Too limiting and too expensive
Orange have been playing with femtocell technology in their labs in Issy Les Moulineaux France for around 2 years but when I went into an Orange shop last month and asked what they were doing about it, I may as well have asked in Martian. The salesman looked at me as if I'd just fallen out of a pram. The manager of the Vodafone shop in the same street knew just what I was talking about and confirmed what I expected. Firstly this device is expensive; secondly it is only for use with a small number of registered handsets; and thirdly, it can only be used on the Vodafone network.
Like many people I live in an area where mobile coverage is a hope for the 23rd century, not a reality in this one. BT are quietly pulling phone boxes out of rural and country areas and apart from landlines, there is no mobile phone coverage in huge swathes of Wales and Scotland. What a great sales opportunity for some enterprising mobile phone operator wouldn't you think?

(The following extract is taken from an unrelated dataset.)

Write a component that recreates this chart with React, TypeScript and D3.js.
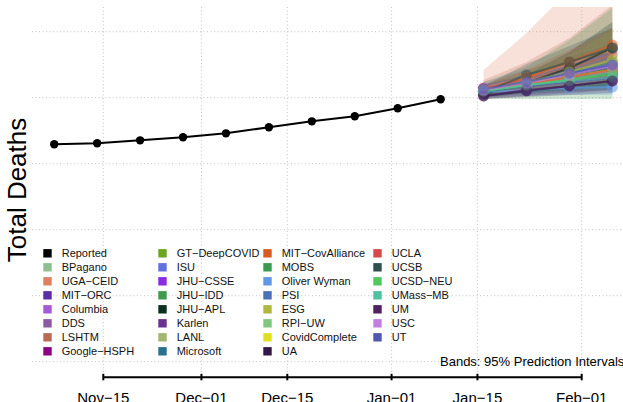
import React from 'react';
import * as d3 from 'd3';

const reportedDates = ['2020-11-07', '2020-11-14', '2020-11-21', '2020-11-28', '2020-12-05', '2020-12-12', '2020-12-19', '2020-12-26', '2021-01-02', '2021-01-09'];
const reportedValues = [16470, 16550, 16770, 17000, 17300, 17760, 18210, 18590, 19200, 19880];

const forecastDates = ['2021-01-16', '2021-01-23', '2021-01-30', '2021-02-06'];

const models = ['BPagano', 'UGA−CEID', 'MIT−ORC', 'Columbia', 'DDS', 'LSHTM', 'Google−HSPH',
  'GT−DeepCOVID', 'ISU', 'JHU−CSSE', 'JHU−IDD', 'JHU−APL', 'Karlen', 'LANL', 'Microsoft',
  'MIT−CovAlliance', 'MOBS', 'Oliver Wyman', 'PSI', 'ESG', 'RPI−UW', 'CovidComplete', 'UA',
  'UCLA', 'UCSB', 'UCSD−NEU', 'UMass−MB', 'UM', 'USC', 'UT'];

const modelColors = ['#8fbf8f', '#e08060', '#5a2ea0', '#a65ad8', '#8c5aa0', '#b86a55', '#8b0080',
  '#6aa51e', '#6070e0', '#8a2be2', '#3f9a50', '#0a3020', '#6a3090', '#a0b870', '#2a7090',
  '#d85a20', '#3a9a50', '#6098e8', '#4a70b8', '#b0b840', '#80c880', '#e0e020', '#301848',
  '#d84848', '#305050', '#50c860', '#50c0a0', '#502060', '#c080e0', '#5058b0'];

const medians = [
  [20580, 21040, 21490, 21950], [20740, 21570, 22550, 23610], [20660, 21190, 21720, 22250],
  [20740, 21340, 21950, 22550], [20580, 21040, 21490, 22020], [20660, 21340, 22250, 23240],
  [20510, 20890, 21270, 21640], [20580, 21110, 21640, 22180], [20660, 21190, 21870, 22480],
  [20580, 21040, 21490, 21950], [20580, 21190, 21950, 22710], [20280, 21110, 22250, 23770],
  [20580, 20960, 21420, 21870], [20510, 20890, 21340, 21720], [20510, 20960, 21420, 21870],
  [20660, 21490, 22710, 23990], [20430, 20890, 21340, 21800], [20430, 20580, 20740, 20810],
  [20510, 20890, 21190, 21490], [20580, 21190, 21950, 22860], [20510, 20960, 21420, 21950],
  [20580, 21040, 21570, 22100], [20130, 20510, 20890, 21270], [20580, 21040, 21570, 22100],
  [20430, 21720, 22710, 23770], [20510, 20960, 21340, 21800], [20510, 20960, 21270, 21570],
  [20130, 20580, 20890, 21270], [20580, 21110, 21720, 22400], [20660, 21190, 21870, 22480],
];

const lowers = [
  [20210, 20430, 20660, 20890], [20130, 20430, 20810, 21190], [20430, 20740, 21040, 21340],
  [20280, 20580, 20890, 21190], [20130, 20360, 20580, 20810], [20130, 20430, 20890, 21340],
  [20210, 20430, 20660, 20890], [20280, 20580, 20890, 21190], [20360, 20740, 21190, 21640],
  [20210, 20430, 20740, 21040], [19900, 19900, 19900, 19900], [19980, 20360, 20960, 21720],
  [20280, 20510, 20740, 20960], [20130, 20280, 20510, 20740], [20210, 20430, 20660, 20890],
  [20360, 20890, 21720, 22710], [20130, 20360, 20580, 20810], [20050, 20130, 20210, 20210],
  [20130, 20280, 20430, 20580], [20210, 20580, 20960, 21490], [20210, 20430, 20740, 21040],
  [20280, 20510, 20810, 21110], [19900, 20050, 20210, 20360], [20280, 20580, 20890, 21190],
  [19980, 20960, 21640, 22480], [20210, 20430, 20660, 20890], [20130, 20360, 20510, 20660],
  [19900, 20130, 20360, 20580], [20280, 20580, 20960, 21420], [20360, 20740, 21190, 21640],
];

const uppers = [
  [20890, 21570, 22250, 23010], [22100, 24900, 28160, 31950], [20890, 21570, 22330, 23160],
  [21190, 22100, 23080, 24070], [21040, 21800, 22550, 23310], [21340, 22710, 24520, 27020],
  [20810, 21340, 21870, 22400], [20890, 21640, 22400, 23160], [20960, 21640, 22550, 23460],
  [20960, 21640, 22330, 23010], [21190, 22330, 24370, 26800], [20580, 21800, 23460, 25740],
  [20890, 21420, 22020, 22710], [20890, 21490, 22180, 22860], [20810, 21420, 22100, 22780],
  [20960, 22100, 23610, 25280], [20740, 21340, 22020, 22710], [20740, 21040, 21340, 21570],
  [20890, 21490, 22100, 22710], [20960, 21950, 23240, 25130], [20810, 21490, 22180, 22860],
  [20890, 21570, 22330, 23080], [20360, 20890, 21420, 21950], [20890, 21490, 22180, 22860],
  [20890, 22550, 23920, 25280], [20810, 21420, 22020, 22630], [20890, 21490, 22020, 22550],
  [20430, 20960, 21420, 21870], [20890, 21640, 22550, 23460], [20960, 21720, 22630, 23610],
];

const xTickDates = ['2020-11-15', '2020-12-01', '2020-12-15', '2021-01-01', '2021-01-15', '2021-02-01'];
const yGridValues = [0, 5000, 10000, 15000, 20000, 25000];

const legendLabels = ['Reported', ...models];
const legendColors = ['#000000', ...modelColors];

const FONT = '"Liberation Sans", Arial, Helvetica, sans-serif';

export default function App() {
  const W = 623;
  const H = 402;
  const parse = d3.utcParse('%Y-%m-%d');
  const fmt = d3.utcFormat('%b-%d');
  const x = d3.scaleUtc()
    .domain([parse('2020-11-15') as Date, parse('2021-02-01') as Date])
    .range([103.3, 581.7]);
  const y = d3.scaleLinear().domain([0, 25000]).range([361.7, 31.7]);

  const plotLeft = 32;
  const plotTop = 7;
  const plotBottom = 372;
  const axisY = 377.3;

  const fDates = forecastDates.map((d) => parse(d) as Date);
  const rDates = reportedDates.map((d) => parse(d) as Date);

  const line = d3.line<[Date, number]>().x((d) => x(d[0])).y((d) => y(d[1]));

  const bandPaths = models.map((m, k) => {
    const gen = d3.area<number>()
      .x((i) => x(fDates[i]))
      .y0((i) => y(lowers[k][i]))
      .y1((i) => y(uppers[k][i]));
    return gen(fDates.map((_, i) => i)) as string;
  });

  const legendColX = [43.3, 158.3, 263.3, 373.3];
  const legendRowY0 = 253.3;
  const legendRowStep = 14;

  return (
    <svg width={W} height={H} style={{ position: 'absolute', left: 0, top: 0, background: '#fff' }}
      fontFamily={FONT}>
      <defs>
        <clipPath id="plotclip">
          <rect x={plotLeft} y={plotTop} width={W - plotLeft} height={plotBottom - plotTop} />
        </clipPath>
      </defs>
      <rect x={0} y={0} width={W} height={H} fill="#ffffff" />
      {yGridValues.map((v) => (
        <line key={'hg' + v} x1={plotLeft} x2={W} y1={y(v)} y2={y(v)} stroke="#c4c4c4"
          strokeWidth={1} strokeDasharray="1,2.5" />
      ))}
      {xTickDates.map((d) => (
        <line key={'vg' + d} x1={x(parse(d) as Date)} x2={x(parse(d) as Date)} y1={plotTop} y2={plotBottom}
          stroke="#c4c4c4" strokeWidth={1} strokeDasharray="1,2.5" />
      ))}
      <g clipPath="url(#plotclip)">
        {bandPaths.map((p, k) => (
          <path key={'b' + k} d={p} fill={modelColors[k]} fillOpacity={0.24} stroke="none" />
        ))}
        {models.map((m, k) => (
          <path key={'m' + k} d={line(fDates.map((d, i) => [d, medians[k][i]] as [Date, number])) as string}
            fill="none" stroke={modelColors[k]} strokeWidth={2} strokeOpacity={0.65} />
        ))}
        {models.map((m, k) => (
          <g key={'p' + k}>
            {fDates.map((d, i) => (
              <circle key={i} cx={x(d)} cy={y(medians[k][i])} r={5.5} fill={modelColors[k]} fillOpacity={0.55} />
            ))}
          </g>
        ))}
      </g>
      <path d={line(rDates.map((d, i) => [d, reportedValues[i]] as [Date, number])) as string}
        fill="none" stroke="#000" strokeWidth={2} />
      {rDates.map((d, i) => (
        <circle key={'r' + i} cx={x(d)} cy={y(reportedValues[i])} r={4.2} fill="#000" />
      ))}
      <line x1={x(parse(xTickDates[0]) as Date)} x2={x(parse(xTickDates[xTickDates.length - 1]) as Date)}
        y1={axisY} y2={axisY} stroke="#000" strokeWidth={2} />
      {xTickDates.map((d) => {
        const xx = x(parse(d) as Date);
        return (
          <g key={'t' + d}>
            <line x1={xx} x2={xx} y1={axisY - 3.5} y2={axisY + 3} stroke="#000" strokeWidth={2} />
            <text x={xx} y={403} textAnchor="middle" fontSize={15} fill="#000">
              {fmt(parse(d) as Date).replace('-', '−')}
            </text>
          </g>
        );
      })}
      <text transform="translate(25.5,190) rotate(-90)" textAnchor="middle" fontSize={26} fill="#000">
        Total Deaths
      </text>
      {legendLabels.map((lab, i) => {
        const col = Math.floor(i / 8);
        const row = i % 8;
        const lx = legendColX[col];
        const ly = legendRowY0 + row * legendRowStep;
        return (
          <g key={'l' + i}>
            <rect x={lx} y={ly - 4.2} width={8.4} height={8.4} fill={legendColors[i]} />
            <text x={lx + 18.4} y={ly + 4} fontSize={11} fill="#111">{lab}</text>
          </g>
        );
      })}
      <text x={440} y={365.5} fontSize={13} fill="#000">Bands: 95% Prediction Intervals</text>
    </svg>
  );
}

If Vodafone used their little grey cells as well as their little femtocells, they could install femtocells in lots of currently dead areas - all they need are three things:
A broadband connection of more than 1MB/sec
A power supply
A more open approach to the femtocell client to make them Voda friendly (not just for 4 phones)
These femtocells could be installed in pubs, shops, post offices, just about anywhere - not a complete solution to dead areas, more reminiscent of the old Rabbit system, but it would put Vodafone way ahead of the competiton, at least until they learn to spell the word "femtocell".